Personal information
- Full name: Julia Cyrille Coronel
- Nationality: Filipino
- Born: October 5, 2001 (age 24) Mandaluyong, Philippines
- Height: 1.76 m (5 ft 9 in)
- Spike: 287 cm (113 in)
- Block: 303 cm (119 in)
- College / University: De La Salle University

Volleyball information
- Position: Setter / Opposite hitter

Career
| Years | Teams |
| 2024–2026 | Galeries Tower Highrisers |
| 2026–present | Capital1 Solar Spikers |

National team
| 2024– | Philippines |

Honours
Women's volleyball
Representing Philippines
Asian Nations Cup
| Silver medal – second place | 2025 Hanoi | Team |
| Bronze medal – third place | 2024 Manila | Team |

= Julia Coronel =

Filipino volleyball player

Julia Cyrille Coronel is a Filipino professional volleyball player who plays for the Capital1 Solar Spikers of the Premier Volleyball League (PVL).

==Education==
Julia Cyrille Coronel was born on October 5, 2001. She studied at the Colegio San Agustin Makati.

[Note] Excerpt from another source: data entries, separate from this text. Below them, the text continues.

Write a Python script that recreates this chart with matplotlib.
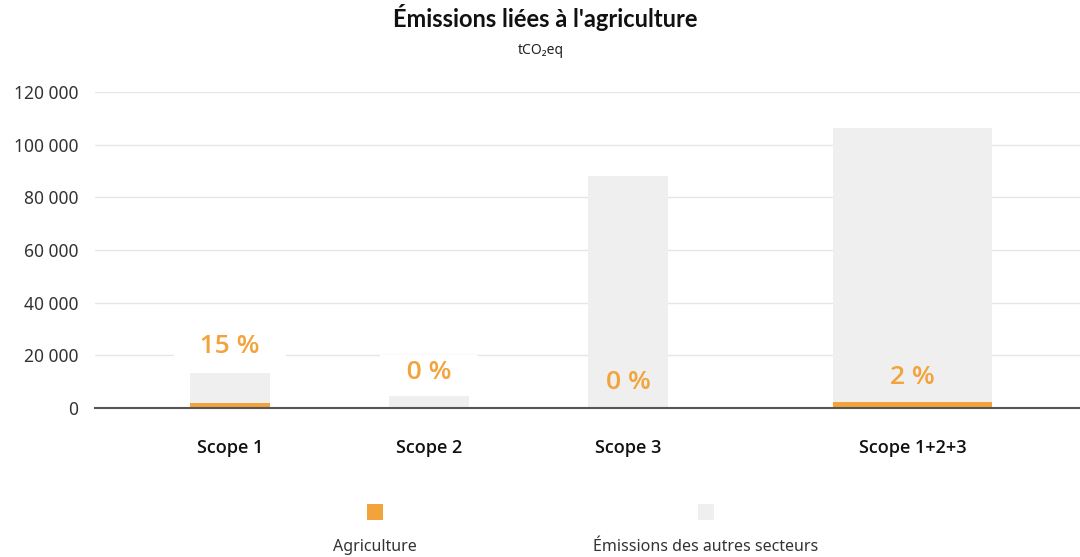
import numpy as np
import matplotlib.pyplot as plt
from matplotlib.patches import Rectangle

plt.rcParams['font.family'] = ['Noto Sans', 'DejaVu Sans']

scopes = ['Scope 1', 'Scope 2', 'Scope 3', 'Scope 1+2+3']
agriculture = [2000, 0, 0, 2100]
autres = [11300, 4600, 88100, 104200]
parts = ['15 %', '0 %', '0 %', '2 %']
y_ticks = [0, 20000, 40000, 60000, 80000, 100000, 120000]

orange = '#F2A33A'
gris = '#EFEFEF'

# layout
x_pos = np.array([0, 1, 2, 3.43])
widths = [0.40, 0.40, 0.40, 0.80]
label_y = [23200, 13300, 9500, 11400]
label_box = [True, True, False, False]

fig = plt.figure(figsize=(10.8, 5.57), dpi=100)
ax = fig.add_axes([0.088, 0.2675, 0.912, 0.5675])

ax.bar(x_pos, agriculture, width=widths, color=orange, zorder=2)
ax.bar(x_pos, autres, width=widths, bottom=agriculture, color=gris, zorder=2)

for x, y, txt, box in zip(x_pos, label_y, parts, label_box):
    kw = {}
    if box:
        txt = '\u00a0\u00a0\u00a0' + txt + '\u00a0\u00a0\u00a0'
        kw['bbox'] = dict(facecolor='white', edgecolor='none', pad=4)
    ax.text(x, y, txt, ha='center', va='center', color=orange, family='Open Sans',
            fontsize=19, fontweight='semibold', zorder=3, **kw)

ax.set_xlim(-0.678, 4.27)
ax.set_ylim(0, 120000)
ax.set_yticks(y_ticks)
ax.set_yticklabels(['{:,}'.format(v).replace(',', ' ') for v in y_ticks],
                   fontsize=12.5, color='#333333')
ax.set_xticks(x_pos)
ax.set_xticklabels(scopes, fontsize=13, color='#111111', family='Open Sans',
                   fontweight='semibold')
ax.tick_params(axis='y', length=0, pad=12)
ax.tick_params(axis='x', length=0, pad=22)
ax.grid(axis='y', color='#E6E6E6', linewidth=1, zorder=0)
ax.set_axisbelow(True)
for s in ['top', 'right', 'left']:
    ax.spines[s].set_visible(False)
ax.spines['bottom'].set_color('#555555')
ax.spines['bottom'].set_linewidth(1.5)
ax.spines['bottom'].set_zorder(4)

fig.text(0.505, 0.968, "Émissions liées à l'agriculture", ha='center', va='center',
         fontsize=17, fontweight='bold', family='Lato', color='#111111')
fig.text(0.501, 0.91, 'tCO₂eq', ha='center', va='center', fontsize=10, color='#222222')

# legend
for cx, col, lab in [(375, orange, 'Agriculture'), (706, gris, 'Émissions des autres secteurs')]:
    fig.add_artist(Rectangle(((cx - 8) / 1080, (557 - 520) / 557), 16 / 1080, 16 / 557,
                             transform=fig.transFigure, facecolor=col, edgecolor='none'))
    fig.text(cx / 1080, (557 - 547) / 557, lab, ha='center', va='center',
             fontsize=11.5, color='#333333')

fig.savefig('out.png', dpi=100)
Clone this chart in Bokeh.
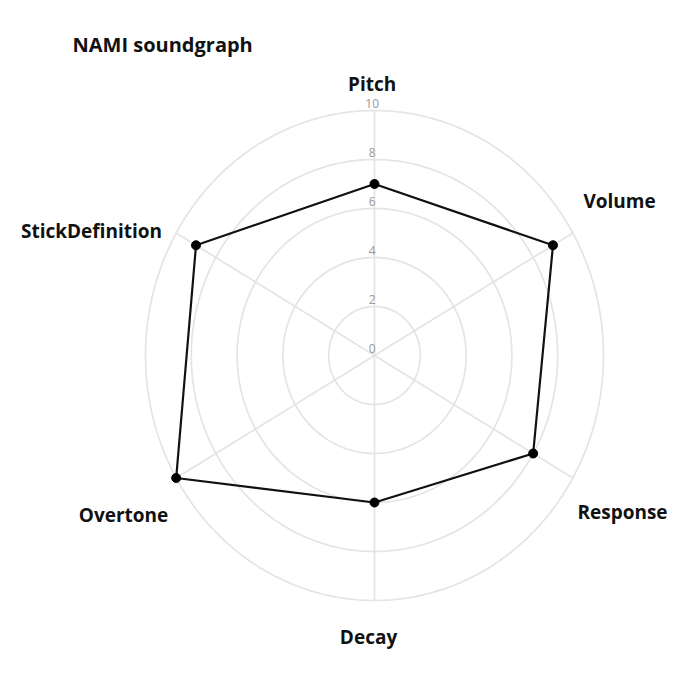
import math
from bokeh.plotting import figure
from bokeh.models import Label, Range1d
from bokeh.core.properties import value
from bokeh.embed import file_html
from bokeh.resources import INLINE

# ---- data ----
categories = ["Pitch", "Volume", "Response", "Decay", "Overtone", "StickDefinition"]
scores = [7, 9, 8, 6, 10, 9]
angles_deg = [90, 30, -30, -90, -150, 150]
ring_values = [2, 4, 6, 8, 10]
tick_values = [0, 2, 4, 6, 8, 10]
tick_labels = ["0", "2", "4", "6", "8", "10"]
title_text = "NAMI soundgraph"

# ---- layout ----
W, H = 684, 684
px_x, px_y = 22.9, 24.5      # pixels per unit
cx, cy = 374, 329            # centre in canvas px (from left, from bottom)

p = figure(width=W, height=H, output_backend="svg", toolbar_location=None,
           x_range=Range1d(-cx / px_x, (W - cx) / px_x),
           y_range=Range1d(-cy / px_y, (H - cy) / px_y),
           min_border=0)
p.axis.visible = False
p.grid.visible = False
p.outline_line_color = None
p.background_fill_color = "white"

grid_col = "#e4e4e4"
# rings
for rv in ring_values:
    ts = [2 * math.pi * i / 240 for i in range(241)]
    p.line([rv * math.cos(t) for t in ts], [rv * math.sin(t) for t in ts],
           line_color=grid_col, line_width=1.7)
# spokes
rmax = max(ring_values)
for a in angles_deg:
    r = math.radians(a)
    p.line([0, rmax * math.cos(r)], [0, rmax * math.sin(r)],
           line_color=grid_col, line_width=1.7)

# tick labels
p.text(x=[-0.1] * len(tick_values), y=[v + 0.3 for v in tick_values], text=tick_labels,
       text_font=value("Open Sans"), text_font_size="12px", text_color="#999999",
       text_align="center", text_baseline="middle")

# data polygon
xs = [s * math.cos(math.radians(a)) for s, a in zip(scores, angles_deg)]
ys = [s * math.sin(math.radians(a)) for s, a in zip(scores, angles_deg)]
p.line(xs + xs[:1], ys + ys[:1], line_color="#111111", line_width=2.2)
p.scatter(xs, ys, size=9, fill_color="#000000", line_color="#000000")

# category labels
label_x = [-0.1, 10.7, 10.83, -0.26, -10.96, -12.36]
label_y = [11.1, 6.29, -6.37, -11.47, -6.53, 5.1]
p.text(x=label_x, y=label_y, text=categories,
       text_font=value("Open Sans"), text_font_style="bold", text_font_size="19px",
       text_color="#111111", text_align="center", text_baseline="middle")

p.add_layout(Label(x=72, y=H - 44, x_units="screen", y_units="screen", text=title_text,
                   text_font="Open Sans", text_font_style="bold", text_font_size="20px",
                   text_color="#111111", text_baseline="middle"))

open("out.html", "w").write(file_html(p, INLINE))
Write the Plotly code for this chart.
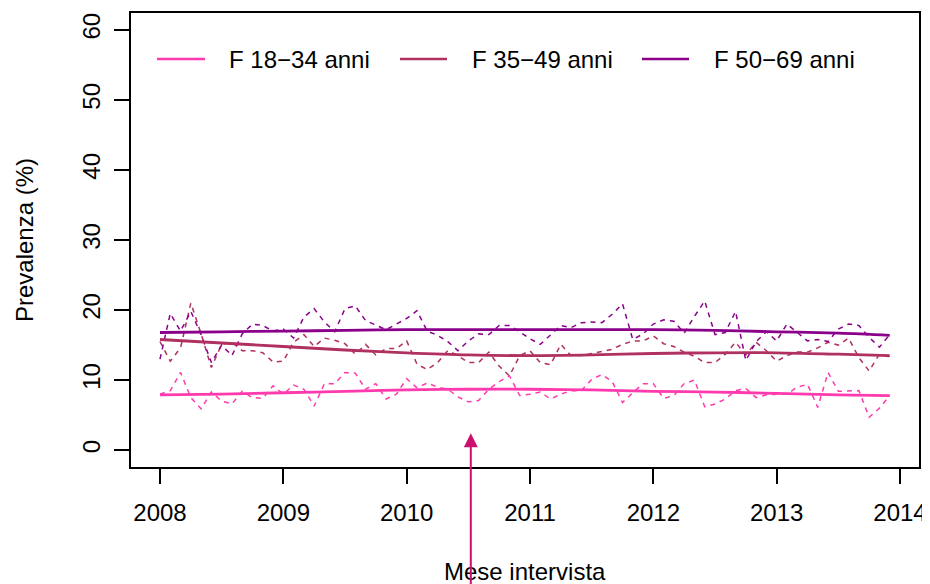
import plotly.graph_objects as go

# Monthly time axis: Jan 2008 .. Dec 2013 (72 months)
years = [2008, 2009, 2010, 2011, 2012, 2013]
months = [y + m / 12 for y in years for m in range(12)]

# Monthly prevalence (%)
f18_34 = [8.0, 8.5, 11.1, 7.5, 5.9, 8.3, 7.0, 6.6, 8.4, 7.5, 7.4, 9.2,
          8.0, 9.3, 8.7, 6.3, 9.5, 9.5, 11.1, 11.0, 8.7, 9.5, 7.3, 8.0,
          10.2, 8.9, 9.6, 9.0, 8.7, 7.6, 6.9, 7.1, 8.7, 9.8, 10.6, 7.8,
          8.0, 8.3, 7.3, 8.0, 8.5, 8.5, 10.1, 10.8, 9.8, 6.8, 8.2, 9.5,
          9.5, 7.4, 7.8, 9.5, 10.0, 6.2, 6.6, 7.3, 8.5, 8.8, 7.5, 7.9,
          8.0, 8.0, 9.0, 9.4, 6.1, 11.1, 8.4, 8.4, 8.5, 4.7, 6.0, 7.8]
f35_49 = [15.5, 12.7, 14.6, 21.0, 16.6, 11.8, 15.1, 15.4, 14.2, 14.2, 13.9, 12.6,
          12.7, 15.4, 16.5, 14.8, 16.0, 15.7, 15.2, 13.7, 15.1, 13.6, 14.5, 14.5,
          15.6, 12.3, 11.5, 12.5, 14.2, 13.5, 12.5, 12.5, 14.0, 12.0, 10.6, 13.5,
          14.2, 12.5, 12.2, 15.1, 13.5, 13.5, 13.8, 14.1, 14.4, 15.1, 15.6, 15.6,
          16.3, 15.2, 14.8, 14.0, 13.4, 12.5, 12.5, 13.7, 15.4, 13.6, 15.4, 14.2,
          12.7, 13.5, 14.0, 14.0, 14.6, 15.4, 15.0, 16.0, 13.2, 11.3, 13.7, 13.3]
f50_69 = [13.0, 19.5, 17.0, 19.8, 16.5, 12.5, 15.0, 13.5, 16.6, 18.0, 17.8, 17.0,
          17.3, 16.0, 19.0, 20.2, 18.3, 16.9, 20.2, 20.6, 18.5, 17.8, 17.2, 18.0,
          18.8, 19.9, 17.0, 16.4, 15.5, 14.2, 15.6, 16.6, 16.5, 17.8, 17.8, 16.9,
          15.9, 15.1, 16.5, 17.8, 17.5, 18.2, 18.3, 18.2, 19.4, 20.9, 15.8, 16.6,
          18.0, 18.6, 18.4, 16.7, 19.1, 21.3, 16.5, 16.8, 19.8, 12.8, 15.5, 16.9,
          15.6, 18.0, 16.8, 15.6, 15.8, 15.5, 17.3, 18.0, 17.8, 16.1, 14.7, 16.5]

# Smoothed trend values read every 6 months (plus last month)
trend_x = [2008.0, 2008.5, 2009.0, 2009.5, 2010.0, 2010.5, 2011.0,
           2011.5, 2012.0, 2012.5, 2013.0, 2013.5, 2013 + 11 / 12]
trend_18_34 = [7.9, 8.0, 8.2, 8.4, 8.6, 8.7, 8.7, 8.6, 8.4, 8.3, 8.1, 7.9, 7.8]
trend_35_49 = [15.8, 15.3, 14.8, 14.3, 13.9, 13.6, 13.5, 13.6, 13.8, 13.9, 13.9, 13.7, 13.5]
trend_50_69 = [16.8, 16.9, 17.0, 17.1, 17.2, 17.2, 17.2, 17.2, 17.2, 17.1, 16.9, 16.7, 16.4]

labels = ["F 18\u221234 anni", "F 35\u221249 anni", "F 50\u221269 anni"]
colors = ["#FF3AAE", "#B03060", "#8B008B"]
series = [f18_34, f35_49, f50_69]
trends = [trend_18_34, trend_35_49, trend_50_69]

x_ticks = [2008, 2009, 2010, 2011, 2012, 2013, 2014]
y_ticks = [0, 10, 20, 30, 40, 50, 60]
event_x = 2010.52

fig = go.Figure()
for lab, col, s in zip(labels, colors, series):
    fig.add_trace(go.Scatter(x=months, y=s, mode="lines", showlegend=False,
                             line=dict(color=col, width=1.5, dash="5px,5px")))
for lab, col, t in zip(labels, colors, trends):
    fig.add_trace(go.Scatter(x=trend_x, y=t, mode="lines", name=lab, showlegend=False,
                             line=dict(color=col, width=2.8, shape="spline")))

font = "Liberation Sans, Arial, sans-serif"
FS = 24
# page is offset by the 8px body margin; layout is expressed in figure pixels
L, R, T, B, W, H = 123, 19, 5, 125, 930, 584
PW = W - L - R
PH = H - T - B


def px_x(fx):
    return (fx - L) / PW


def px_y(fy):
    return (H - B - fy) / PH


fig.update_layout(
    width=W, height=H,
    margin=dict(l=L, r=R, t=T, b=B, autoexpand=False),
    paper_bgcolor="white", plot_bgcolor="white",
    font=dict(family=font, size=FS, color="black"),
    showlegend=False,
    xaxis=dict(range=[2007.765, 2014.154], tickvals=x_ticks,
               ticktext=[str(v) for v in x_ticks], automargin=False,
               showgrid=False, zeroline=False, showline=True, mirror=True,
               linecolor="black", linewidth=1.5, ticks="outside", ticklen=15,
               tickwidth=1.5, tickcolor="black", ticklabelstandoff=8,
               tickfont=dict(size=FS)),
    yaxis=dict(range=[-2.4, 62.4], tickvals=y_ticks, automargin=False,
               showgrid=False, zeroline=False, showline=True, mirror=True,
               linecolor="black", linewidth=1.5, ticks="outside", ticklen=15,
               tickwidth=1.5, tickcolor="black", tickangle=-90,
               ticklabelstandoff=5, tickfont=dict(size=FS)),
)

# legend drawn as keys + labels inside the plot
leg_line_x = [(149, 197), (392, 439), (634, 681)]
leg_text_x = [219, 462, 704]
leg_y = 51
for (x0, x1), tx, lab, col in zip(leg_line_x, leg_text_x, labels, colors):
    fig.add_shape(type="line", xref="paper", yref="paper",
                  x0=px_x(x0), x1=px_x(x1), y0=px_y(leg_y), y1=px_y(leg_y),
                  line=dict(color=col, width=2.6))
    fig.add_annotation(xref="paper", yref="paper", x=px_x(tx), y=px_y(leg_y),
                       text=lab, showarrow=False, xanchor="left", yanchor="middle",
                       font=dict(size=FS))

fig.add_annotation(xref="paper", yref="paper", x=px_x(16), y=0.5,
                   text="Prevalenza (%)", showarrow=False, textangle=-90,
                   font=dict(size=FS), xanchor="center", yanchor="middle")
fig.add_annotation(xref="paper", yref="paper", x=0.5, y=px_y(563),
                   text="Mese intervista", showarrow=False,
                   font=dict(size=FS), xanchor="center", yanchor="middle")
fig.add_annotation(x=event_x, y=2.4, xref="x", yref="y", text="",
                   showarrow=True, arrowhead=2, arrowsize=1.4, arrowwidth=2,
                   arrowcolor="#CC1070", ax=0, ay=170)

fig.write_html("out.html")
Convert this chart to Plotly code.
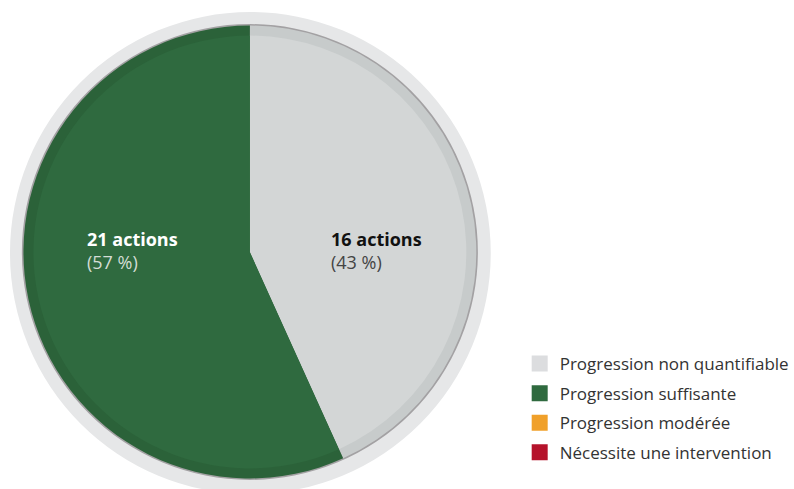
import plotly.graph_objects as go

W, H = 794, 489

# Data
categories = ["Progression non quantifiable", "Progression suffisante",
              "Progression modérée", "Nécessite une intervention"]
counts = [16, 21, 0, 0]
colors = ["#dcdddf", "#2f6a3f", "#f0a02a", "#b5132b"]
slice_colors = ["#d3d6d6", "#2f6a3f", "#f0a02a", "#b5132b"]
edge_colors = ["#c7cbcb", "#2b6239", "#e0931f", "#a31127"]

total = sum(counts)
pcts = [round(100 * c / total) for c in counts]


def dom(cx, cy, r):
    return dict(x=[(cx - r) / W, (cx + r) / W], y=[1 - (cy + r) / H, 1 - (cy - r) / H])


CX, CY = 250.5, 252
fig = go.Figure()

# thin outline
fig.add_trace(go.Pie(values=[1], labels=["o"], marker=dict(colors=["#a3a1a3"], line=dict(width=0)),
                     domain=dom(CX, CY, 228.5), textinfo="none", hoverinfo="skip",
                     showlegend=False, sort=False))
# darker edge band
fig.add_trace(go.Pie(values=counts, labels=categories, marker=dict(colors=edge_colors, line=dict(width=0)),
                     domain=dom(CX, CY, 227), textinfo="none", hoverinfo="skip",
                     showlegend=False, sort=False, direction="clockwise", rotation=0))
# main slices
fig.add_trace(go.Pie(values=counts, labels=categories, marker=dict(colors=slice_colors, line=dict(width=0)),
                     domain=dom(CX, CY, 217), textinfo="none", hoverinfo="label+value",
                     showlegend=False, sort=False, direction="clockwise", rotation=0))

# legend entries
for i, (cat, col) in enumerate(zip(categories, colors)):
    fig.add_trace(go.Scatter(x=[None], y=[None], mode="markers", name=cat,
                             legendgroup=f"g{i}",
                             marker=dict(symbol="square", size=16, color=col)))

# slice labels
label_specs = [
    (1, 85 / W, "#ffffff", "#d3ddd5"),
    (0, 330 / W, "#111111", "#444444"),
]
for idx, xpos, c1, c2 in label_specs:
    fig.add_annotation(
        x=xpos, y=1 - 251 / H, xref="paper", yref="paper",
        xanchor="left", yanchor="middle", align="left", showarrow=False,
        text=f"<b>{counts[idx]} actions</b><br><span style='color:{c2}'>({pcts[idx]} %)</span>",
        font=dict(family="Open Sans", size=18, color=c1),
    )

fig.update_layout(
    width=W, height=H,
    margin=dict(l=0, r=0, t=0, b=0),
    paper_bgcolor="white", plot_bgcolor="white",
    xaxis=dict(visible=False), yaxis=dict(visible=False),
    shapes=[dict(type="circle", xref="paper", yref="paper", layer="below",
                 x0=(251 - 241) / W, x1=(251 + 241) / W,
                 y0=1 - (253 + 241) / H, y1=1 - (253 - 241) / H,
                 fillcolor="#e6e7e8", line=dict(width=0))],
    legend=dict(x=521 / W, y=1 - 346 / H, xanchor="left", yanchor="top",
                font=dict(family="Open Sans", size=17, color="#333333"),
                tracegroupgap=4.5, bgcolor="rgba(0,0,0,0)"),
    font=dict(family="Open Sans"),
)

fig.write_html("out.html", config={"displayModeBar": False},
               post_script="document.body.style.margin='0';document.body.style.overflow='hidden';")
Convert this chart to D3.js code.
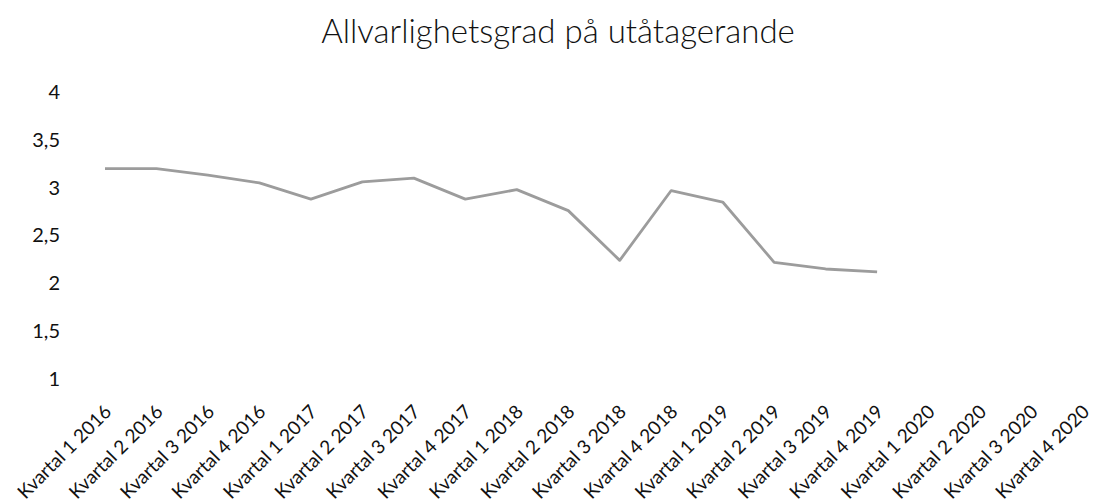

She graduated from the De La Salle University in 2025 with a degree in information technology.

==Career==
===College===
Coronel played for the De La Salle Lady Spikers in the University Athletic Association of the Philippines (UAAP). She was supposed to debut at UAAP Season 82 but it was cancelled due to the COVID-19 pandemic. In Seasons 84 and 85, she was played as a backup for Mars Alba. However in her final year in Season 86, Coronel became the starting setter and team captain. However the NU Lady Bulldogs prevented a title defense by DLSU.

===Club===
Coronel joined the 2024 draft of the Premier Volleyball League (PVL). She was the third pick overall and was selected by Galeries Tower Highrisers and later debuted in the 2024 Reinforced Conference. She played the setter and opposite hitter positions.
 She also became the team's captain. Coronel left the Galeries Tower High Risers in September 2026. On September 17, 2026, Coronel was signed by the Capital1 Solar Spikers.

===National team===
Coronel received her first call up to the Philippine national team in 2024. She played at the 2024 AVC Women's Challenge Cup

==Personal life==
Coronel has been in a relationship with her strength and conditioning coach, Gelo Vito since 2023. In 2025, Coronel took up the role of a television analyst for the UAAP.